As the world’s largest producer of phosphate fertilizer, Mosaic Co. is used to digging up parts of Florida to recover the mineral. But lately, one particular hole is causing the company some headaches.
A sinkhole 45 feet (14 meters) wide has opened up in a pile of mining waste at the company’s New Wales site in Polk County, about 30 miles east of downtown Tampa, swallowing about 215 million gallons of radioactive wastewater — enough to fill about 326 Olympic-sized swimming pools. Mosaic says it believes the sinkhole has reached the Floridan aquifer, which provides the local community’s water supply.
While Mosaic first noticed the problem in late August, it didn’t make a public announcement until Sept. 15. Three local residents are now suing the company, alleging improper storage of chemical waste. The spill could mean increased hurdles for Mosaic’s expansion plans in Florida, according to Jonas Oxgaard, a New York-based analyst at Sanford C. Bernstein & Co.

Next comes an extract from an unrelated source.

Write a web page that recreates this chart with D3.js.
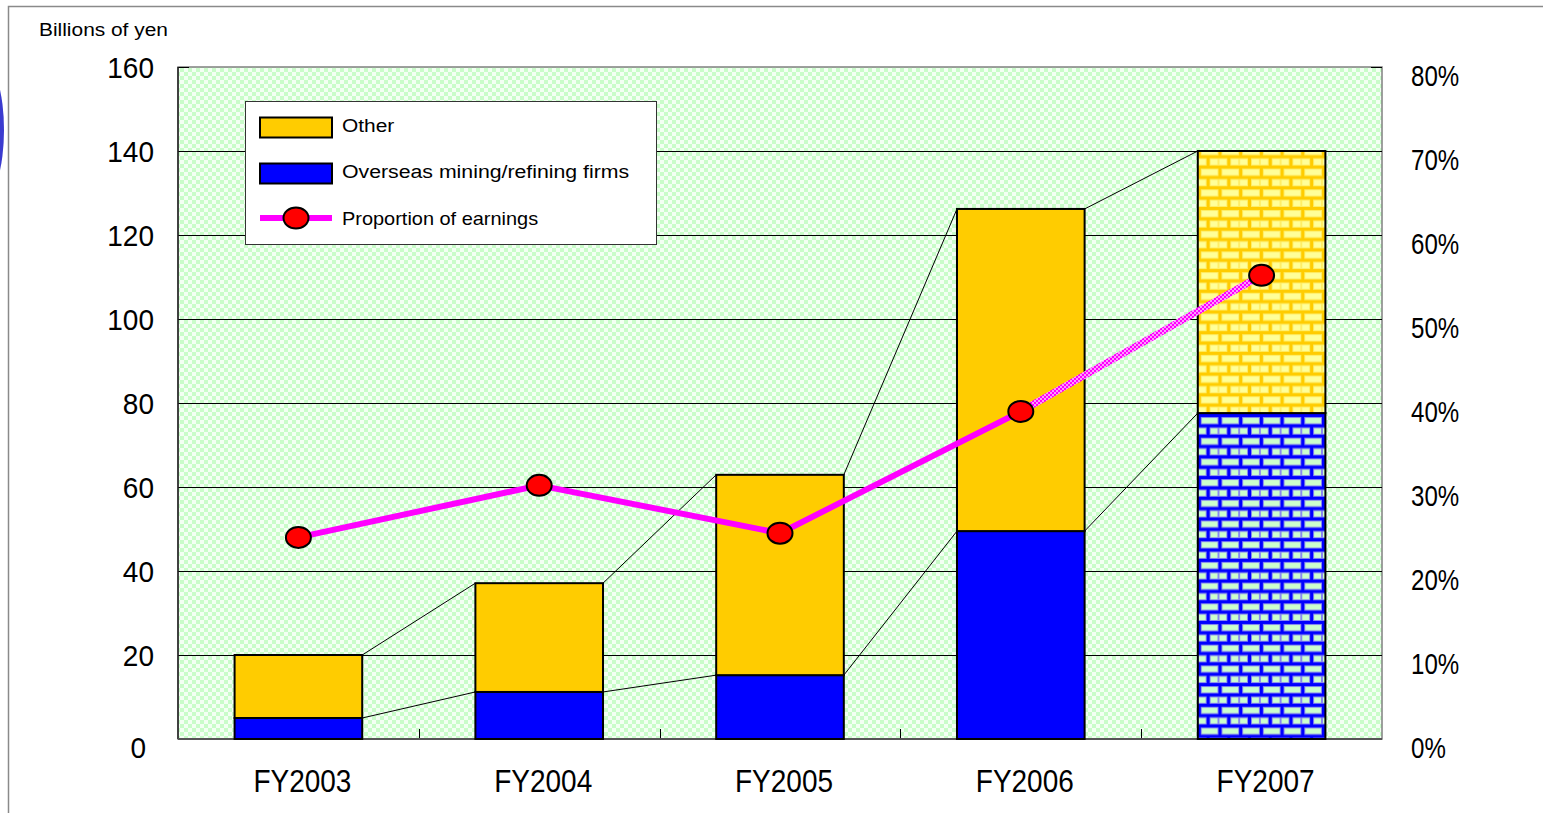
<!DOCTYPE html>
<html>
<head>
<meta charset="utf-8">
<script src="https://cdn.jsdelivr.net/npm/d3@7"></script>
<style>
  html, body { margin: 0; padding: 0; background: #fff; }
  svg { display: block; font-family: "Liberation Sans", Arial, sans-serif; }
</style>
</head>
<body>
<svg id="chart" width="1543" height="813"></svg>
<script>
// Earnings by source, billions of yen, with share of earnings (right axis)
const categories = ["FY2003", "FY2004", "FY2005", "FY2006", "FY2007"];
const overseasMining = [5.0, 11.2, 15.2, 49.5, 77.6];
const otherEarnings = [15.0, 25.9, 47.7, 76.7, 62.4];
const earningsShare = [0.240, 0.302, 0.245, 0.390, 0.552];
const leftTicks = [0, 20, 40, 60, 80, 100, 120, 140, 160];
const rightTicks = [0, 0.1, 0.2, 0.3, 0.4, 0.5, 0.6, 0.7, 0.8];
const forecastIndex = 4; // FY2007 is drawn with hatched fills
const legendItems = ["Other", "Overseas mining/refining firms", "Proportion of earnings"];

const svg = d3.select("#chart");
const plot = { left: 178, right: 1382, top: 67, bottom: 739 };

const x = d3.scaleBand().domain(categories).range([plot.left, plot.right]).padding(0);
const y = d3.scaleLinear().domain([0, 160]).range([plot.bottom, plot.top]);
const y2 = d3.scaleLinear().domain([0, 0.8]).range([plot.bottom, plot.top]);
const barW = x.bandwidth() * 0.53;
const barX = c => x(c) + (x.bandwidth() - barW) / 2;

// ---------- patterns ----------
const defs = svg.append("defs");

const checker = defs.append("pattern").attr("id", "checker")
  .attr("patternUnits", "userSpaceOnUse").attr("width", 8).attr("height", 8);
checker.append("rect").attr("width", 8).attr("height", 8).attr("fill", "#f3fff3");
checker.append("rect").attr("width", 4).attr("height", 4).attr("fill", "#c9fcc9");
checker.append("rect").attr("x", 4).attr("y", 4).attr("width", 4).attr("height", 4).attr("fill", "#c9fcc9");

function brick(id, mortar, edge, face, ox) {
  const w = 20.7, h = 20.7, m = 3;
  const p = defs.append("pattern").attr("id", id)
    .attr("patternUnits", "userSpaceOnUse").attr("width", w).attr("height", h)
    .attr("x", ox).attr("y", 0);
  p.append("rect").attr("width", w).attr("height", h).attr("fill", mortar);
  const rows = [
    [{ x: m, w: w - m }],
    [{ x: 0, w: w / 2 - m / 2 }, { x: w / 2 + m / 2, w: w / 2 - m / 2 }]
  ];
  rows.forEach((row, ri) => {
    row.forEach(b => {
      p.append("rect").attr("x", b.x).attr("y", ri * h / 2 + m)
        .attr("width", b.w).attr("height", h / 2 - m).attr("fill", edge);
      p.append("rect").attr("x", b.x + 1).attr("y", ri * h / 2 + m + 1)
        .attr("width", Math.max(0, b.w - 2)).attr("height", h / 2 - m - 2).attr("fill", face);
    });
  });
}
const fx = barX(categories[forecastIndex]);
brick("brickYellow", "#ffcc00", "#ffee66", "#ffff99", fx);
brick("brickBlue", "#0000ff", "#8888f0", "#ccffcc", fx);

const dotted = defs.append("pattern").attr("id", "dottedLine")
  .attr("patternUnits", "userSpaceOnUse").attr("width", 4).attr("height", 4);
dotted.append("rect").attr("width", 4).attr("height", 4).attr("fill", "#ff99ff");
dotted.append("rect").attr("width", 2).attr("height", 2).attr("fill", "#ff00ff");
dotted.append("rect").attr("x", 2).attr("y", 2).attr("width", 2).attr("height", 2).attr("fill", "#ff00ff");

// ---------- frame & decoration ----------
svg.append("ellipse").attr("cx", -16).attr("cy", 130).attr("rx", 20).attr("ry", 67).attr("fill", "#3b3bcf");
svg.append("path").attr("d", "M8.5,813 V6.5 H1543").attr("fill", "none")
  .attr("stroke", "#8a8a8a").attr("stroke-width", 1.5);

svg.append("text").attr("transform", "translate(39,36) scale(1.1,1)")
  .attr("font-size", 19).attr("fill", "#000").text("Billions of yen");

// ---------- plot area ----------
svg.append("rect").attr("x", plot.left).attr("y", plot.top)
  .attr("width", plot.right - plot.left).attr("height", plot.bottom - plot.top)
  .attr("fill", "url(#checker)").attr("stroke", "#808080").attr("stroke-width", 1.5);

svg.append("g").selectAll("line").data(leftTicks.filter(t => t > 0 && t < 160)).join("line")
  .attr("x1", plot.left).attr("x2", plot.right)
  .attr("y1", d => Math.round(y(d)) + 0.5).attr("y2", d => Math.round(y(d)) + 0.5)
  .attr("stroke", "#000").attr("stroke-width", 1);

// axis ticks (inside)
svg.append("g").selectAll("line").data(leftTicks).join("line")
  .attr("x1", plot.left).attr("x2", plot.left + 11)
  .attr("y1", d => Math.round(y(d)) + 0.5).attr("y2", d => Math.round(y(d)) + 0.5)
  .attr("stroke", "#000");
svg.append("g").selectAll("line").data(rightTicks).join("line")
  .attr("x1", plot.right - 11).attr("x2", plot.right)
  .attr("y1", d => Math.round(y2(d)) + 0.5).attr("y2", d => Math.round(y2(d)) + 0.5)
  .attr("stroke", "#000");
svg.append("g").selectAll("line").data(categories.slice(1)).join("line")
  .attr("x1", d => Math.round(x(d)) + 0.5).attr("x2", d => Math.round(x(d)) + 0.5)
  .attr("y1", plot.bottom - 10).attr("y2", plot.bottom)
  .attr("stroke", "#000");

svg.append("line").attr("x1", plot.left).attr("x2", plot.left)
  .attr("y1", plot.top).attr("y2", plot.bottom).attr("stroke", "#222").attr("stroke-width", 1.5);
svg.append("line").attr("x1", plot.left).attr("x2", plot.right)
  .attr("y1", plot.bottom).attr("y2", plot.bottom).attr("stroke", "#555").attr("stroke-width", 2);

// ---------- series connector lines ----------
const totals = categories.map((c, i) => overseasMining[i] + otherEarnings[i]);
const conn = svg.append("g").attr("stroke", "#000").attr("stroke-width", 1).attr("fill", "none");
for (let i = 0; i < categories.length - 1; i++) {
  [overseasMining[i], totals[i]].forEach((v, k) => {
    const vNext = k === 0 ? overseasMining[i + 1] : totals[i + 1];
    conn.append("line")
      .attr("x1", barX(categories[i]) + barW).attr("y1", y(v))
      .attr("x2", barX(categories[i + 1])).attr("y2", y(vNext));
  });
}

// ---------- bars ----------
const bars = svg.append("g").attr("stroke", "#000").attr("stroke-width", 2);
categories.forEach((c, i) => {
  const hatched = i === forecastIndex;
  bars.append("rect").attr("x", barX(c)).attr("width", barW)
    .attr("y", y(overseasMining[i])).attr("height", y(0) - y(overseasMining[i]))
    .attr("fill", hatched ? "url(#brickBlue)" : "#0000ff");
  bars.append("rect").attr("x", barX(c)).attr("width", barW)
    .attr("y", y(totals[i])).attr("height", y(overseasMining[i]) - y(totals[i]))
    .attr("fill", hatched ? "url(#brickYellow)" : "#ffcc00");
});

// ---------- proportion line ----------
const pts = categories.map((c, i) => [x(c) + x.bandwidth() / 2, y2(earningsShare[i])]);
const lineGen = d3.line();
svg.append("path").attr("d", lineGen(pts.slice(0, forecastIndex)))
  .attr("fill", "none").attr("stroke", "#ff00ff").attr("stroke-width", 6).attr("stroke-linejoin", "round");
svg.append("path").attr("d", lineGen(pts.slice(forecastIndex - 1)))
  .attr("fill", "none").attr("stroke", "url(#dottedLine)").attr("stroke-width", 7);
svg.append("g").selectAll("ellipse").data(pts).join("ellipse")
  .attr("cx", d => d[0]).attr("cy", d => d[1]).attr("rx", 12.5).attr("ry", 10.5)
  .attr("fill", "#ff0000").attr("stroke", "#000").attr("stroke-width", 2);

// ---------- axis labels ----------
svg.append("g").selectAll("text").data(leftTicks).join("text")
  .attr("transform", d => `translate(${d === 0 ? 146 : 154},${y(d) + (d === 0 ? 8 : 0)}) scale(1,1.08)`)
  .attr("text-anchor", "end").attr("dy", "0.36em").attr("font-size", 28).text(d => d);
svg.append("g").selectAll("text").data(rightTicks).join("text")
  .attr("transform", d => `translate(1411,${y2(d) + 8.5}) scale(0.86,1.08)`)
  .attr("dy", "0.36em").attr("font-size", 28).text(d => d3.format(".0%")(d));
svg.append("g").selectAll("text").data(categories).join("text")
  .attr("transform", d => `translate(${x(d) + x.bandwidth() / 2 + 4},${plot.bottom + 42}) scale(1,1.12)`)
  .attr("text-anchor", "middle").attr("dy", "0.36em").attr("font-size", 28).text(d => d);

// ---------- legend ----------
const lg = svg.append("g");
lg.append("rect").attr("x", 245.5).attr("y", 101.5).attr("width", 411).attr("height", 143)
  .attr("fill", "#fff").attr("stroke", "#333").attr("stroke-width", 1);
lg.append("rect").attr("x", 260).attr("y", 117.5).attr("width", 72).attr("height", 20)
  .attr("fill", "#ffcc00").attr("stroke", "#000").attr("stroke-width", 2);
lg.append("rect").attr("x", 260).attr("y", 163.5).attr("width", 72).attr("height", 20)
  .attr("fill", "#0000ff").attr("stroke", "#000").attr("stroke-width", 2);
lg.append("line").attr("x1", 260).attr("x2", 332).attr("y1", 218).attr("y2", 218)
  .attr("stroke", "#ff00ff").attr("stroke-width", 6);
lg.append("ellipse").attr("cx", 296).attr("cy", 218).attr("rx", 12.5).attr("ry", 10.5)
  .attr("fill", "#ff0000").attr("stroke", "#000").attr("stroke-width", 2);
lg.selectAll("text.item").data(legendItems).join("text").attr("class", "item")
  .attr("transform", (d, i) => `translate(342,${[125, 171, 218][i]}) scale(${[1.1, 1.12, 1.05][i]},1)`)
  .attr("dy", "0.36em").attr("font-size", 19).text(d => d);
</script>
</body>
</html>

“Mosaic should have really disclosed this when they found out about it,” said Chris Damas, an analyst at BCMI Research in Barrie, Ontario, who advised his clients to sell Mosaic shares after news of the sinkhole broke. “Investors are really going to feel less trusting that Mosaic is being forthcoming with their environmental liabilities.”
Plymouth, Minnesota-based Mosaic said it discovered the loss of water on Aug. 27. The pool of water that drained away had sat atop a stack of phosphogypsum, a type of waste from processing phosphate rock, which, according to the U.S. Environmental Protection Agency, emits a radioactive gas and contains uranium and radium. The company said a preliminary estimate for the cost of repairing the sinkhole is as much as $50 million.